21 Februari 2009

Sehijau Pohon Natal

Oleh Frans Anggal

Ada suatu kebiasaan yang sudah mendunia menjelang Natal. Memasang pohon Natal sebagai dekorasi. Pohon Natal umumnya dari cemara atau mengadaptasi bentuk cemara. Kebiasaan ini berawal di Jerman abad ke-16.

Saat penduduk Jerman menyebar ke berbagai wilayah termasuk Amerika, mereka kerap memasang cemara yang tergolong pohon evergreen untuk dekorasi Natal di dalam rumah. Orang Jerman di Pennsylvania Amerika Serikat memajang pohon Natal untuk pertama kalinya pada 1830-an.

Pohon (cemara) Natal bukanlah keharusan dari Gereja. Ini hanya simbol agar kehidupan rohani selalu bertumbuh dan menjadi saksi indah bagi orang lain. Sebagai pohon evergreen, cemara melambangkan hidup kekal, sebab pada umumnya di musim salju hampir semua pohon rontok, kecuali cemara yang tetap hijau.

Kini pemasangan cemara, baik asli maupun tiruan, di gereja, rumah, tengah kota, dan tempat-tempat umum sudah menjadi pemandangan biasa menjelang Natal. Bisakah yang biasa ini menjadi luar biasa? Mengapa tidak! Di tengah keprihatinan dunia akan perubahan iklim yang dipicu pemanasan global, pohon Natal diharapkan menjadi simbol kebangkitan untuk segera menyelamatkan dunia dan kehidupan dari kiamat ekologis.
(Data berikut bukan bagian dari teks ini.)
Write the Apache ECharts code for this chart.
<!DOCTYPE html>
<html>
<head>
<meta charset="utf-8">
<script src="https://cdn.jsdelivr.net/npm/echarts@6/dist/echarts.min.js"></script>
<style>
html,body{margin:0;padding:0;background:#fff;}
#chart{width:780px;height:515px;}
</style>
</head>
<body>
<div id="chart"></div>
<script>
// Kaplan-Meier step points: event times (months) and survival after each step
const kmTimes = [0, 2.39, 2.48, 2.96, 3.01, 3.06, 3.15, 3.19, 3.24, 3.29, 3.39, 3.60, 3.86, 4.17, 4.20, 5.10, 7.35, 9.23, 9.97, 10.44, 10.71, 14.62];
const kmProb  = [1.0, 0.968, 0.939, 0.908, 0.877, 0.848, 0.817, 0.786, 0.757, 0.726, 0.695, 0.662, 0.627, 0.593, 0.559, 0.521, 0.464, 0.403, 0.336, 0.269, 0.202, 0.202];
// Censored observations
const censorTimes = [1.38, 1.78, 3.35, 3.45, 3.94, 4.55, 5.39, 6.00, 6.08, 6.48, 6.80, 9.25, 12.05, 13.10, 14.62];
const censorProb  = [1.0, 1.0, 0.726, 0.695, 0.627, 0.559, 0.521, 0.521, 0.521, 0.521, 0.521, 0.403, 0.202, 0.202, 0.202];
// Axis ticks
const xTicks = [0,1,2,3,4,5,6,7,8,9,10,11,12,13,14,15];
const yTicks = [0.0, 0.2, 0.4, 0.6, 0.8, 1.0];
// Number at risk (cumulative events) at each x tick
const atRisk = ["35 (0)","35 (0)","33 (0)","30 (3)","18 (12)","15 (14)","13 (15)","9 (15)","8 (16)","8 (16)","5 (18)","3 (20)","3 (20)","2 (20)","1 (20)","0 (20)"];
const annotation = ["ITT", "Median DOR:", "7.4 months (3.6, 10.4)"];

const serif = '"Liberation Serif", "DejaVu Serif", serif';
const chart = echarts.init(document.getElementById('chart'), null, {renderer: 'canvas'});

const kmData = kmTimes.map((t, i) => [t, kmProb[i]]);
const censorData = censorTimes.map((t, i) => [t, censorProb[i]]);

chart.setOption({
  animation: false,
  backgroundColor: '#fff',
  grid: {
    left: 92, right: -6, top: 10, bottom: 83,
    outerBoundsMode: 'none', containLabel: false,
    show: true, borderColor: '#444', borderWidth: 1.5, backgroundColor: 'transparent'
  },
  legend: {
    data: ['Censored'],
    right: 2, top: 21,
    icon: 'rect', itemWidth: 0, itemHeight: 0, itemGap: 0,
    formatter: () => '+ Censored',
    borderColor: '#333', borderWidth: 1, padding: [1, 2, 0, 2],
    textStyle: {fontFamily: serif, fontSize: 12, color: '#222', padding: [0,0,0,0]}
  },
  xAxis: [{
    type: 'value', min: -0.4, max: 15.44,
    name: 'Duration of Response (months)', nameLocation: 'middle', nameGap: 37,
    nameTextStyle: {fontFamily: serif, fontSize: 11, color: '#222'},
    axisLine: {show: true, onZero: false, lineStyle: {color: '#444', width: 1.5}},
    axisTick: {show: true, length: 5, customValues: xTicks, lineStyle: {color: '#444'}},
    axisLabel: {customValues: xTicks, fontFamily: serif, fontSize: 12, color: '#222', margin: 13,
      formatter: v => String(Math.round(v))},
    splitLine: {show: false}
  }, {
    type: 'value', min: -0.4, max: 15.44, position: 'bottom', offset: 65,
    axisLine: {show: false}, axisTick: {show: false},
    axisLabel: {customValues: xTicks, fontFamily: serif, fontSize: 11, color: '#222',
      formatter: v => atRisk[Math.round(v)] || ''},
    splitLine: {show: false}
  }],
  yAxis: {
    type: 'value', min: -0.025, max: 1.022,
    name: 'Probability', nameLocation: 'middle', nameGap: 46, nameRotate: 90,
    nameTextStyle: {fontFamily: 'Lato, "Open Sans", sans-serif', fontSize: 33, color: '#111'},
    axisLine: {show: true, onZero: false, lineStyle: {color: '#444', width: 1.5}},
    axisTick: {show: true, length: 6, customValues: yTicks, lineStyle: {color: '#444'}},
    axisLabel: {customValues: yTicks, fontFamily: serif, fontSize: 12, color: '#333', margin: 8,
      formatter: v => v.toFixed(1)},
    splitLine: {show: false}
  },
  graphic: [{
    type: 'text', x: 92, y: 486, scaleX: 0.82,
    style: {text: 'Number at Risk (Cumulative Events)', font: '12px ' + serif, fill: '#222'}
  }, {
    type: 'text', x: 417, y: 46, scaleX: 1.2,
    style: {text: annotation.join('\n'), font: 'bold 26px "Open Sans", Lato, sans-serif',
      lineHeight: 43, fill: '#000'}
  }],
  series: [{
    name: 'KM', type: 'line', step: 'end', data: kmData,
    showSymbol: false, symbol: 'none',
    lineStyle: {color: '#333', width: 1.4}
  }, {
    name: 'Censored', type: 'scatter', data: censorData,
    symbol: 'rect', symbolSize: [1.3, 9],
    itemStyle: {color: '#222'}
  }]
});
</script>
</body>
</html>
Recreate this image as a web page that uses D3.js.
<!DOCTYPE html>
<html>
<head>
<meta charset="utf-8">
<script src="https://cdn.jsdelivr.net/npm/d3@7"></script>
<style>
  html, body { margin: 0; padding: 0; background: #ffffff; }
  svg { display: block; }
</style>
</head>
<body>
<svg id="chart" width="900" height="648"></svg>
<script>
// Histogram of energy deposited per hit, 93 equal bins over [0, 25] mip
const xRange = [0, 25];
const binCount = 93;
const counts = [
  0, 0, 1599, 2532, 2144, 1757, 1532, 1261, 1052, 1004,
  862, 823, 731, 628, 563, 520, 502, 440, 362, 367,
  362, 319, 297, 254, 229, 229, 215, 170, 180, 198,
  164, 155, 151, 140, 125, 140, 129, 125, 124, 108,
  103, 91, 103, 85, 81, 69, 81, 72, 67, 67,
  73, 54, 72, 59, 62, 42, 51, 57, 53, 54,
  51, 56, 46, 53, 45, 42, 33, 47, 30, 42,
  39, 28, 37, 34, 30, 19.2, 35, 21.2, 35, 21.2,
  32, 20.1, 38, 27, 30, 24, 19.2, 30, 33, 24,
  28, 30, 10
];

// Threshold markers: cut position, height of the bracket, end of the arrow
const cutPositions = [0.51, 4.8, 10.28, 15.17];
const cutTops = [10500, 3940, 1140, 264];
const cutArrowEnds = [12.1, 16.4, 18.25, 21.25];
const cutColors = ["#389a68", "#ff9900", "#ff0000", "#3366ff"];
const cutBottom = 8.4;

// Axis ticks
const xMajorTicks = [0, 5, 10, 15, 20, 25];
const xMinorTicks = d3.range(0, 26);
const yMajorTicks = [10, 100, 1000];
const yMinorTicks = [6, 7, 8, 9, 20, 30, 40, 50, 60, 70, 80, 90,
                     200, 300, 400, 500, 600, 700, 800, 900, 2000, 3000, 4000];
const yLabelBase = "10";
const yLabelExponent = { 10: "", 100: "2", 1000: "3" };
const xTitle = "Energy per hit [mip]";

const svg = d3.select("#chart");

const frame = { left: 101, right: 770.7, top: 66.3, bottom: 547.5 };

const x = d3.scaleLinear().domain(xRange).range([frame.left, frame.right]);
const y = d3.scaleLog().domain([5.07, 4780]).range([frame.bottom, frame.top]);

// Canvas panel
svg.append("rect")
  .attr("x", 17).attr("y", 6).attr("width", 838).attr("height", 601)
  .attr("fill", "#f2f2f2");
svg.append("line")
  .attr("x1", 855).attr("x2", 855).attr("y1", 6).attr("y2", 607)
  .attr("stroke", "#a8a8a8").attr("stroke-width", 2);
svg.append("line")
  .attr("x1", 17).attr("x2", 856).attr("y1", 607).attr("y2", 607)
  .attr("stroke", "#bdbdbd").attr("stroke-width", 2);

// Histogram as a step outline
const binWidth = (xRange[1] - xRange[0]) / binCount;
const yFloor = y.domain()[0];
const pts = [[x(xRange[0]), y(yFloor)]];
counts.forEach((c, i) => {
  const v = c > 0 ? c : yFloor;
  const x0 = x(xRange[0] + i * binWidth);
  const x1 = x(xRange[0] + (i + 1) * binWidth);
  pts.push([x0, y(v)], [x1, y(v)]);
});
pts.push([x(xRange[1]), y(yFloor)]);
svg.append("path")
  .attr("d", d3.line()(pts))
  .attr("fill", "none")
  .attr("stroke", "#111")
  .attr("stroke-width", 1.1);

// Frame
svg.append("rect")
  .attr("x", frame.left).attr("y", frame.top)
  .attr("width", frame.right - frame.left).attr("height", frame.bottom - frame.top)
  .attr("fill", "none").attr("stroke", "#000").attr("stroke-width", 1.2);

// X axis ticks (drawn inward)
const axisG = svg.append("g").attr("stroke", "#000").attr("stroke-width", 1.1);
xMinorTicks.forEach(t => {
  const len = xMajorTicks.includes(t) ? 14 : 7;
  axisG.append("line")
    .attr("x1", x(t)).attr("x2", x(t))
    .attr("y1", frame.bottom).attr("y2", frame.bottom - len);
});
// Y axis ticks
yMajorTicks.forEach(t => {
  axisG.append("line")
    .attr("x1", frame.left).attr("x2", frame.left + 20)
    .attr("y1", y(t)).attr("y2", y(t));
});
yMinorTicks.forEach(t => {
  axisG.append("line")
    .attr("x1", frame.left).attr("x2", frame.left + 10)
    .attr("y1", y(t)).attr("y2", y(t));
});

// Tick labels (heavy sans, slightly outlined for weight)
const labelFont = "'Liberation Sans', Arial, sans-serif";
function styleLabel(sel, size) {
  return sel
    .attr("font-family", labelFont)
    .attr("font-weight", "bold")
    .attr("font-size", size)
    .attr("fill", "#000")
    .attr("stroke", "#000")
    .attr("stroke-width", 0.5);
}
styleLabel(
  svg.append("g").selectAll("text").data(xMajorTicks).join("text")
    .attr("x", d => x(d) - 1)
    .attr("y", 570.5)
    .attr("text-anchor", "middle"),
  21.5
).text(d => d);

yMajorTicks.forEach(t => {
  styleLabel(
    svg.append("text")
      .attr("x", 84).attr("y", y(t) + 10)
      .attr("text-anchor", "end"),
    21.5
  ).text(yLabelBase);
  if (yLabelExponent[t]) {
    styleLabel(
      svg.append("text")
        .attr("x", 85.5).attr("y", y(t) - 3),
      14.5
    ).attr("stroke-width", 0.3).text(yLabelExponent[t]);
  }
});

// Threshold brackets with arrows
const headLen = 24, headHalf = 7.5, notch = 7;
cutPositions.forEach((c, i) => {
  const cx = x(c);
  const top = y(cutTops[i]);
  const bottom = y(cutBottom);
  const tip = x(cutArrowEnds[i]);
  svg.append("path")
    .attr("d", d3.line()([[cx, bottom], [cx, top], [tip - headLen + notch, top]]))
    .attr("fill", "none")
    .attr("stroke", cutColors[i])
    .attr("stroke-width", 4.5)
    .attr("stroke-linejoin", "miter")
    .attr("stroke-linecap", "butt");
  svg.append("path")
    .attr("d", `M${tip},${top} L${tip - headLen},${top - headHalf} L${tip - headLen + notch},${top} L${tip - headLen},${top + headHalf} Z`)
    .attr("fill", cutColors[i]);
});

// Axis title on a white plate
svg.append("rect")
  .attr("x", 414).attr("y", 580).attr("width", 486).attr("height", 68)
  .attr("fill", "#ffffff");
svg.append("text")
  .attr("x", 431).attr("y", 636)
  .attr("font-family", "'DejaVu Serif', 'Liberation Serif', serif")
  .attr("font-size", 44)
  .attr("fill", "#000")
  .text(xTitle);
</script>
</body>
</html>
Kiamat ekologis bukan isapan jempol. Perubahan iklim global sudah dan sedang kita alami. Perubahannya beragam, cepat, dan merusak. Pada berbagai belahan bumi telah meningkat drastis banjir, kekeringan, gelombang panas, badai tropis, dan berbagai macam penyakit. Bencana datang silih berganti. Hasil pertanian menurun. Berbagai jenis hewan sudah, sedang, dan akan punah.

Semua akibat buruk ini bisa dikurangi dengan mengurangi emisi gas pada atmosfer bumi kita. Emisi gas inilah penyebab utama pemanasan global. Indonesia sebagai negara dengan hutan terluas ketiga di dunia termasuk negara yang menghasilkan emisi gas relatif tinggi. Sebagian besar berasal dari deforestasi (kehilangan hutan) serta kebakaran hutan dan lahan. Untuk Flores-Lembata, tantangannya sama: deforestasi dan degradasi (kerusakan) hutan. Dampak buruknya sudah dirasakan: kemarau panjang, gagal tanam dan gagal panen, hama dan penyakit, serta banjir dan longsor.

Natal kiranya menjadi kesempatan kita berbalik, bertobat paripurna, termasuk bertobat secara ekologis. Kita bangun keadaban baru, dari gemar menebang ke gemar menanam pohon, dari gemar membakar ke gemar membersihkan lahan.

Mudah-mudahan kelahiran sang Juru Selamat melahirkan damai sempurna dalam diri kita. Damai dengan Tuhan, damai dengan sesama, dan damai dangan alam ciptaan. Mari kita menjadikan bumi kita evergreen, bumi yang senantiasa hijau, sehijau pohon Natal.